Academic journal article Economic Inquiry

Differences in Average Prices on the Internet: Evidence from the Online Market for Air Travel

Academic journal article Economic Inquiry

Differences in Average Prices on the Internet: Evidence from the Online Market for Air Travel

Article excerpt


Airlines adopt sophisticated flight-specific pricing strategies, charging dozens of different fares for tickets within the same class (see Borenstein 1989; Borenstein and Rose 1994). While advances in Internet technology have streamlined the information gathering process--making it easier for consumers to identify sites offering the best fares--average ticket prices varied widely in online markets during the late 1990s. For instance, Clemons et al. (2002) examine data from 1997 and observe that the fares for given flights systematically depended on where travelers purchased tickets. They document average price differences as large as 18% for tickets purchased through different online travel agents (OTAs), even after controlling for numerous factors that could affect the fares posted at different OTAs.
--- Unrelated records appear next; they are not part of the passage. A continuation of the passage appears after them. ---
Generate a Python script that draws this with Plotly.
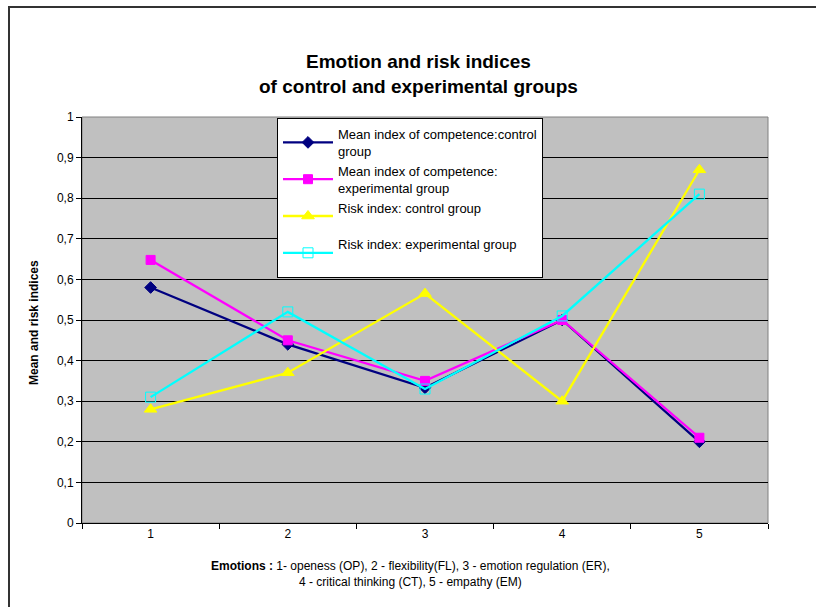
import plotly.graph_objects as go

categories = ["1", "2", "3", "4", "5"]
mean_control = [0.58, 0.44, 0.333, 0.50, 0.20]
mean_experimental = [0.648, 0.45, 0.35, 0.50, 0.21]
risk_control = [0.28, 0.37, 0.565, 0.30, 0.87]
risk_experimental = [0.31, 0.52, 0.33, 0.51, 0.81]

series_names = [
    "Mean index of competence:control<br>group",
    "Mean index of competence:<br>experimental group",
    "Risk index: control group<br> ",
    "Risk index: experimental group<br> ",
]
y_ticks = [0, 0.1, 0.2, 0.3, 0.4, 0.5, 0.6, 0.7, 0.8, 0.9, 1]

W, H = 816, 607
fig = go.Figure()
specs = [
    (mean_control, "#000080", "diamond", 9),
    (mean_experimental, "#FF00FF", "square", 9),
    (risk_control, "#FFFF00", "triangle-up", 11),
    (risk_experimental, "#00FFFF", "square-open", 10),
]
for name, (vals, col, sym, sz) in zip(series_names, specs):
    fig.add_trace(go.Scatter(
        x=categories, y=vals, name=name, mode="lines+markers",
        line=dict(color=col, width=2.3),
        marker=dict(symbol=sym, size=sz, color=col, line=dict(color=col, width=1)),
    ))

# plot area in screenshot coords: x 82..768, y 117..523
L, R, T, B = 82, W - 768, 117, H - 523
PW, PH = W - L - R, H - T - B

def px(xs):
    return (xs - L) / PW

def py(ys):
    return 1 - (ys - T) / PH

fig.update_layout(
    width=W, height=H,
    margin=dict(l=L, r=R, t=T, b=B),
    paper_bgcolor="white",
    plot_bgcolor="#C0C0C0",
    separators=", ",
    font=dict(family="Arial, Liberation Sans, sans-serif", size=12, color="black"),
    showlegend=True,
    legend=dict(
        x=px(277), y=py(118), xanchor="left", yanchor="top",
        bgcolor="white", bordercolor="black", borderwidth=1,
        font=dict(size=13, color="black"),
        itemwidth=50,
    ),
    xaxis=dict(
        type="category", tickson="boundaries", ticks="outside", ticklen=5,
        tickcolor="black", showline=True, linecolor="black", linewidth=1,
        showgrid=False, range=[-0.5, 4.5], tickfont=dict(size=12),
        zeroline=False,
    ),
    yaxis=dict(
        range=[0, 1], tickvals=y_ticks, ticks="outside", ticklen=5,
        tickcolor="black", showline=True, linecolor="black", linewidth=1,
        showgrid=True, gridcolor="black", gridwidth=1, zeroline=False,
        tickfont=dict(size=12),
    ),
    shapes=[
        dict(type="rect", xref="paper", yref="paper", x0=0, x1=1, y0=0, y1=1,
             line=dict(color="#808080", width=1), layer="below"),
        dict(type="rect", xref="paper", yref="paper",
             x0=px(9), x1=px(840), y0=py(640), y1=py(7),
             line=dict(color="#333333", width=2), fillcolor="rgba(0,0,0,0)"),
    ],
    annotations=[
        dict(text="<b>Emotion and risk indices<br>of control and experimental groups</b>",
             xref="paper", yref="paper", x=px(418), y=py(49),
             xanchor="center", yanchor="top",
             showarrow=False, font=dict(size=19), align="center"),
        dict(text="<b>Mean and risk indices</b>", textangle=-90,
             xref="paper", yref="paper", x=px(34), y=py(323),
             xanchor="center", yanchor="middle", showarrow=False, font=dict(size=12)),
        dict(text="<b>Emotions :</b> 1- openess (OP), 2 - flexibility(FL), 3 - emotion regulation (ER),<br>4 - critical thinking (CT), 5 - empathy (EM)",
             xref="paper", yref="paper", x=px(410), y=py(557),
             xanchor="center", yanchor="top",
             showarrow=False, font=dict(size=12), align="center"),
    ],
)

fig.write_html("out.html", config={"displayModeBar": False},
               post_script="document.body.style.margin='0';")
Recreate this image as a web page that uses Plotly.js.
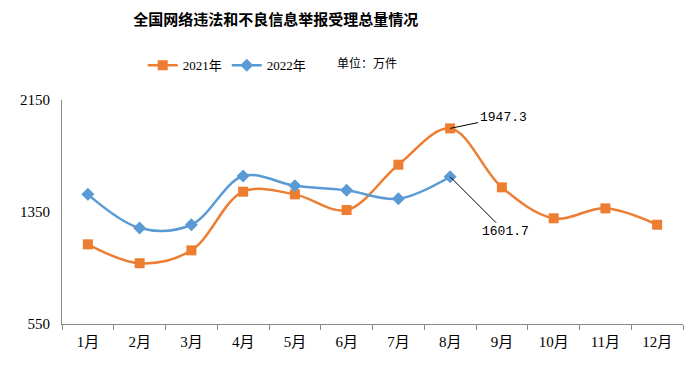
<!DOCTYPE html>
<html>
<head>
<meta charset="utf-8">
<script src="https://cdn.plot.ly/plotly-3.0.1.min.js"></script>
<style>html,body{margin:0;padding:0;background:#fff;}#chart{width:693px;height:372px;}</style>
</head>
<body>
<div id="chart"></div>
<script>
const months = ["1月","2月","3月","4月","5月","6月","7月","8月","9月","10月","11月","12月"];
const values2021 = [1119, 984, 1076, 1495, 1476, 1364, 1688, 1947.3, 1526, 1305, 1376, 1259];
const values2022 = [1476, 1236, 1259, 1607, 1538, 1505, 1445, 1601.7];
const months2022 = months.slice(0, values2022.length);
const yTicks = [550, 1350, 2150];

const serif = "Liberation Serif, Times New Roman, Noto Sans CJK SC, serif";

const traces = [
  {
    name: "2021年", x: months, y: values2021, type: "scatter", mode: "lines+markers",
    line: {color: "#ED7D31", width: 2.5, shape: "spline", smoothing: 1},
    marker: {symbol: "square", size: 10, color: "#ED7D31"}
  },
  {
    name: "2022年", x: months2022, y: values2022, type: "scatter", mode: "lines+markers",
    line: {color: "#5B9BD5", width: 2.5, shape: "spline", smoothing: 1},
    marker: {symbol: "diamond", size: 10, color: "#5B9BD5"}
  }
];

const layout = {
  width: 693, height: 372,
  margin: {l: 62, r: 10, t: 100, b: 48},
  paper_bgcolor: "#fff", plot_bgcolor: "#fff",
  title: {text: "<b>全国网络违法和不良信息举报受理总量情况</b>", x: 0.398, xanchor: "center", y: 0.947, yanchor: "middle",
          font: {family: "Noto Sans CJK SC, sans-serif", size: 15, color: "#000"}},
  showlegend: true,
  legend: {orientation: "h", x: 0.13, xanchor: "left", y: 1.155, yanchor: "middle",
           font: {family: serif, size: 13, color: "#000"}, itemwidth: 30},
  xaxis: {
    type: "category", range: [-0.5, 11.5], showline: true, linecolor: "#888", linewidth: 1,
    ticks: "outside", tickson: "boundaries", ticklen: 5, tickcolor: "#888",
    showgrid: false, zeroline: false, ticklabelstandoff: 4,
    tickfont: {family: serif, size: 15, color: "#000"}
  },
  yaxis: {
    range: [550, 2150], tickvals: yTicks, ticktext: yTicks.map(String),
    showline: true, linecolor: "#888", linewidth: 1, ticks: "", showgrid: false, zeroline: false,
    ticklabelstandoff: 8,
    tickfont: {family: serif, size: 15, color: "#000"}
  },
  annotations: [
    {xref: "paper", yref: "paper", x: 0.44, y: 1.168, xanchor: "left", yanchor: "middle",
     text: "单位：万件", showarrow: false, font: {family: "Noto Sans CJK SC, sans-serif", size: 12, color: "#000"}},
    {x: months[7], y: values2021[7], text: values2021[7].toFixed(1), showarrow: true, arrowhead: 0,
     arrowwidth: 1, arrowcolor: "#000", ax: 53, ay: -11, xanchor: "center",
     font: {family: "Liberation Mono, DejaVu Sans Mono, monospace", size: 13, color: "#000"}},
    {x: months2022[7], y: values2022[7], text: values2022[7].toFixed(1), showarrow: true, arrowhead: 0,
     arrowwidth: 1, arrowcolor: "#000", ax: 55, ay: 55, xanchor: "center",
     font: {family: "Liberation Mono, DejaVu Sans Mono, monospace", size: 13, color: "#000"}}
  ]
};

Plotly.newPlot("chart", traces, layout, {displayModeBar: false, staticPlot: true});
</script>
</body>
</html>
Have competition and the evolution of the market for online travel information eliminated average price differentials across competing online sites, or are there any systematic differences in the fares obtained through different online travel sites? This question and my analysis are motivated by three important changes in the online market for air travel that have occurred since the late 1990s. First, between 1997 and 2002, there was an 11-fold increase in the use of OTAs; (1) today, 6 in 10 Americans book air travel on the Internet. (2) Second, since 1997, major airlines entered the online market and now directly compete with OTAs; today, travelers can bypass online travel agents altogether and purchase tickets directly from the carriers. Third, in summer 2001, five major airlines (American, Continental, Delta, Northwest, and United Airlines) established a joint venture, Orbitz, joining the crowd in the online market for air travel. One might expect the combined effects of more savvy shoppers and heightened online competition among competing sites to result in significantly lower fare differentials today than in 1997.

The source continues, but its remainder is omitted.